Question

An object is placed against the center of a thin lens and then moved away from it along the central axis as the image distance is measured. Figure 34-41 gives i versus object distance p out to ${\mathbf{p}}_{\mathbf{s}}\mathbf{=}\mathbf{60}\mathbf{}\mathbf{cm}$. What is the image distancewhen $\mathbf{p}\mathbf{=}\mathbf{100}\mathbf{}\mathbf{cm}$?

Short answer

The image distance when $\mathrm{p}=100\mathrm{cm}$is$+43\mathrm{cm}$.

Step-by-step solution

Listing the given quantities

Horizontal scale ${\mathrm{p}}_{\mathrm{s}}=60\mathrm{cm}$

$\mathrm{p}=100\mathrm{cm}$

Understanding the concepts of lens equation

We can find the focal length by using the lens equation and the data given in the graph.
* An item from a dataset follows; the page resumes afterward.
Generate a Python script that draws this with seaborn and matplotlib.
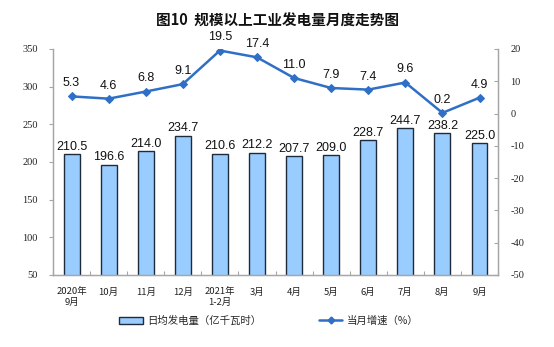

Using this focal length, we can find the image distance for the given object distance.

Formula:

$\frac{\mathbf{1}}{\mathbf{f}}\mathbf{=}\frac{\mathbf{1}}{\mathbf{i}}\mathbf{+}\frac{\mathbf{1}}{\mathbf{p}}$

Calculations of the image distance when p=100 cm

Using the lens equation,

$\frac{1}{\mathrm{f}}=\frac{1}{\mathrm{i}}+\frac{1}{\mathrm{p}}$

From the graph, at $\mathrm{p}=30$, $\mathrm{i}=\infty$

Therefore,

$\begin{array}{rcl}\frac{1}{\mathrm{f}}& =& \frac{1}{\infty }+\frac{1}{30}\\ & =& \frac{1}{30}\\ & & \end{array}$

Now, we have to find the image distance at $\mathrm{p}=100\mathrm{cm}$

$$\begin{gathered} \frac{1}{\mathrm{f}}=\frac{1}{\mathrm{i}}+\frac{1}{\mathrm{p}} \\ \mathrm{i}=\frac{1}{\frac{1}{\mathrm{f}}-\frac{1}{\mathrm{p}}} \\ =\frac{1}{\frac{1}{30}-\frac{1}{100}} \\ =42.8 \\ \approx +43\mathrm{cm} \end{gathered}$$

The image distance when $\mathrm{p}=100\mathrm{cm}$is $+43\mathrm{cm}$.